Parenting with a Mental Illness
Most of us may meet the qualifications of a mental illness and we may or may not realize it. Some of us may have sought treatment, some of us may have sought distraction, or some of us may be able to continue our lives adapting and struggling regardless of knowing there is an issue.
Mental illness can be common and most people can adapt theirs into their lives with some effort. Some can be overcome, some are chronic. Once you become a parent, however, these illnesses can become aggravated and more apparent- and there is an even bigger hill to climb when you are managing the lives of others.
When a child is born, we become familiar with screening mothers for postpartum depression, anxiety, and psychosis- which can be quite common in pregnancies and after birth. Mothers are screened every doctor appointment they or their child attends for the first few months. But that is where the consideration begins and ends- as we are expected to return to normal as soon as possible.
I knew of my anxiety disorder prior to pregnancy, and postpartum it seemed to peak for a little while with fears of my child’s health and mine. Her birth was early and traumatic, and she had some initial health concerns as a result. My mind enlarged these and caused high anxiety and panic. A couple of weeks after her birth this seemed to subside back to my “baseline” level of moderate anxiety.

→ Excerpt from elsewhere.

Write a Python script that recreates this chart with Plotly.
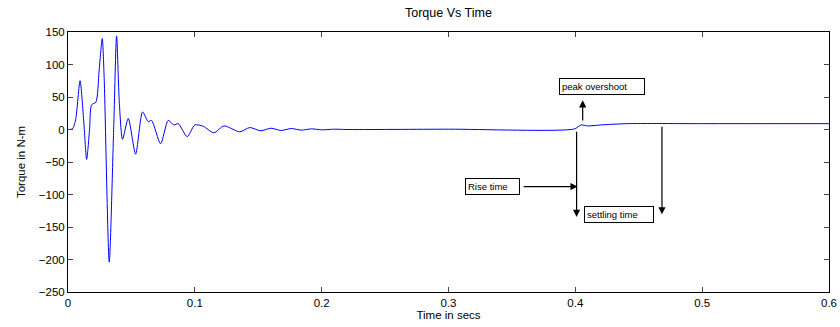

But then a few months postpartum, I became hit with something unfamiliar- depression. Out of nowhere I became sad for hours without any fix, felt hopeless, and cried often. This coincided with a traumatic loss in my family and the continuing change in hormones and lifestyle. I had never experienced a depression before, and it was incredibly difficult and uncomfortable for a while. I felt like a terrible parent to her. Luckily for me at least, it seemed to be postpartum related mainly as it subsided within a couple of months of it beginning and I am now happier and healthier than I ever have been.
These postpartum mood disorders tend to be resolved within a couple of years of the child being born, as hormones decrease, bodies return to normal, and children grow older and become “easier” (only in terms of eating and sleeping). However, at some point they may become permanent or chronic and fall under the more broad umbrella of mental health disorders not related to adjustment disorders (like postpartum conditions can be considered). Or, the parent may have previously been diagnosed or experienced a mental health disorder that returns or sticks around- unrelated to the life change.

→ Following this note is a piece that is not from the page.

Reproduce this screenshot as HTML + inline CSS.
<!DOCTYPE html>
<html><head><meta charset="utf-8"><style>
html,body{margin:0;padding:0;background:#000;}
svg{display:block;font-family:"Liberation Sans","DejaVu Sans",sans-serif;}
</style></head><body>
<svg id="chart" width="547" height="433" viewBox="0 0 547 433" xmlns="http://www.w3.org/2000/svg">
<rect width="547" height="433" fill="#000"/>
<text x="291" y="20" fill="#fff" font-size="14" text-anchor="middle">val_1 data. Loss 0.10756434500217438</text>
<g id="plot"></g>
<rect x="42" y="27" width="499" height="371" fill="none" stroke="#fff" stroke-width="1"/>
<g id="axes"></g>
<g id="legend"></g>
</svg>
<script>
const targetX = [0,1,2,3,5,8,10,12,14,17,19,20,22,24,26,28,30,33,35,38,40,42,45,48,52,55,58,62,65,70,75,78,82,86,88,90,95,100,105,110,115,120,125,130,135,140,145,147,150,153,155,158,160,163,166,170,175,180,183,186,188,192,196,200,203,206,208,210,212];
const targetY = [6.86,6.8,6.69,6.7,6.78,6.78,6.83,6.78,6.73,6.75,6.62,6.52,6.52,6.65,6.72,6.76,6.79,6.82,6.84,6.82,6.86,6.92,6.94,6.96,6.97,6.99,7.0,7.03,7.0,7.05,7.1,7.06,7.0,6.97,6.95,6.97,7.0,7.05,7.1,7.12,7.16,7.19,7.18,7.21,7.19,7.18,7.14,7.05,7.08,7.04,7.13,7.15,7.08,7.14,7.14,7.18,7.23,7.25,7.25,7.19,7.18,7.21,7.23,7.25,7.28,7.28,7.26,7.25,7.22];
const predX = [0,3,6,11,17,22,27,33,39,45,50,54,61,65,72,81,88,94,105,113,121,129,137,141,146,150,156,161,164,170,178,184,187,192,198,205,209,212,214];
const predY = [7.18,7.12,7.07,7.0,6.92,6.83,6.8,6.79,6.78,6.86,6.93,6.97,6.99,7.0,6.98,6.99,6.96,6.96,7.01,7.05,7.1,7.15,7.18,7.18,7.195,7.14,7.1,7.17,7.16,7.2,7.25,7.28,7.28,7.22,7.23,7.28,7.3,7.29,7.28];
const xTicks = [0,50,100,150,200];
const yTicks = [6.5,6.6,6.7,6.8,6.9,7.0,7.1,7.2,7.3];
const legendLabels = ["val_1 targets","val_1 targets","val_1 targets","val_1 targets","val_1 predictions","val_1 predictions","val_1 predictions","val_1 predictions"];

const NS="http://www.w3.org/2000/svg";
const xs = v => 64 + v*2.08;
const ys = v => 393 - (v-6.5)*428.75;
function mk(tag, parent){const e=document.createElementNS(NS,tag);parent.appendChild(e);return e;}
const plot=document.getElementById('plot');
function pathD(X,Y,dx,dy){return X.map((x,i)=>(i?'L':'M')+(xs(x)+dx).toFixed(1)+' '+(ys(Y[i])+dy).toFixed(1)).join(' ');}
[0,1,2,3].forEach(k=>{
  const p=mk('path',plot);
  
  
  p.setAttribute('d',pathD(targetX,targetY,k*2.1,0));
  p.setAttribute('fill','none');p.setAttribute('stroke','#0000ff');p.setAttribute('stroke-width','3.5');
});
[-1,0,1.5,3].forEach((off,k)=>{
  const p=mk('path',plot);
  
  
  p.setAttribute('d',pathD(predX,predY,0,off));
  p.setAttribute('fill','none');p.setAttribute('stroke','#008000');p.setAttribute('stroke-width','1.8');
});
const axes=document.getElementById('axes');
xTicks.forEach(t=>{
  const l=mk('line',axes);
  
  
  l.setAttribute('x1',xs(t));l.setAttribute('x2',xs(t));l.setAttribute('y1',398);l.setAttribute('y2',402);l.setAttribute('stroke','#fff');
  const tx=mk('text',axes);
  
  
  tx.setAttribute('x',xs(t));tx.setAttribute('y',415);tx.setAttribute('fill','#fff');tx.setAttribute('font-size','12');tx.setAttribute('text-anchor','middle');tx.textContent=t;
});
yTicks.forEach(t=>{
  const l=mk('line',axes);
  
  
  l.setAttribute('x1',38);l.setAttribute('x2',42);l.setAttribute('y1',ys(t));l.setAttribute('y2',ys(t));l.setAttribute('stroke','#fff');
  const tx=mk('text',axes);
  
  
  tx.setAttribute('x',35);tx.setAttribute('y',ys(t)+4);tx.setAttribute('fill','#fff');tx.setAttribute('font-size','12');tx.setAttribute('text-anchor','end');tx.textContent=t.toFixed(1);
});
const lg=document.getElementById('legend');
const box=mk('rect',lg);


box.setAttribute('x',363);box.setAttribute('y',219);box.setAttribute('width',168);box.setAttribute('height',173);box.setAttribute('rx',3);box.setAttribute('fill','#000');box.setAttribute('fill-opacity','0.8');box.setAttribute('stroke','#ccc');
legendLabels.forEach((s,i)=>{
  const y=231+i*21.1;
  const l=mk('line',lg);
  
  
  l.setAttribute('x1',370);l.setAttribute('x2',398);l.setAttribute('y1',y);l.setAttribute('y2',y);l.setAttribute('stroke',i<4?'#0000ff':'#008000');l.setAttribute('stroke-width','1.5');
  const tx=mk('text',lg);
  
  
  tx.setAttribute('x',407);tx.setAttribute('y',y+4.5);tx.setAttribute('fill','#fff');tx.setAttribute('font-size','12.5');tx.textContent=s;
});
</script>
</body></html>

Parenting while struggling with a brain that isn’t neurotypical can be extremely difficult. When a baby is waking throughout the night every hour for hours, when your child won’t stop screaming, when you feel like you are never doing enough, and when everything feels impossible- having unresolved or new symptoms of mental illness can take the cake. Every small bad event can seem ten times as problematic, trauma can be created from mistakes or small scares, and being weighed down with constant responsibilities and no time can become really devastating. This does NOT make you less than as a parent in any way.

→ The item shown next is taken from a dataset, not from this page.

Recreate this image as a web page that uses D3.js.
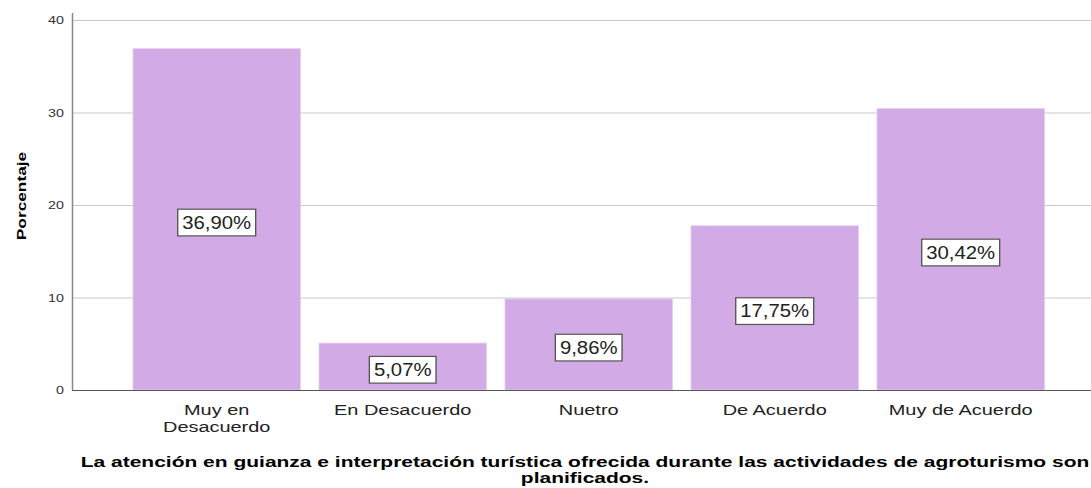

Parenting for those who are struggling with mental health disorders can look a bit different but can still be just as good. Their children may not get to be socialized as often due to parental social anxiety, their parent may require occasional time away from the family to cope, and the parent may be prone to mood changes and different needs. A child will only be affected if you do not take care of yourself to the best you can- and small differences in their lives compared to their peers will not hurt them.
Parents who are struggling need to take care of themselves first so they can take the best care of their children possible. This does mean spending time away from their children to participate in counseling, doing things that make them happy, and engaging in wellness and self care treatments. Burning yourself out and aggravating your illness will only backfire worse if you overwhelm yourself with trying to be perfect. A child will grow into a wonderful person from seeing their parent take care of themself well. They model your choices and behaviors, so put energy into yourself and you will see it positively transfer to your child.
Watching your symptoms and moods for an issue is key to remaining as healthy as you can be. If you notice yourself becoming quick to anger or sadness, having more worries than you normally do, or you notice anything else uncomfortable about your feelings that isn’t normally there- you could have a mood disorder or negative symptoms that should be addressed. You are still valid, you will get through it and become stronger, and you will still be a great parent and role model. It just means your path may be a bit more difficult- but just as rewarding. Make sure to prioritize your wellbeing- as hard as that may be sometimes- and you will see other worries and issues resolve themselves in turn. You’re doing great!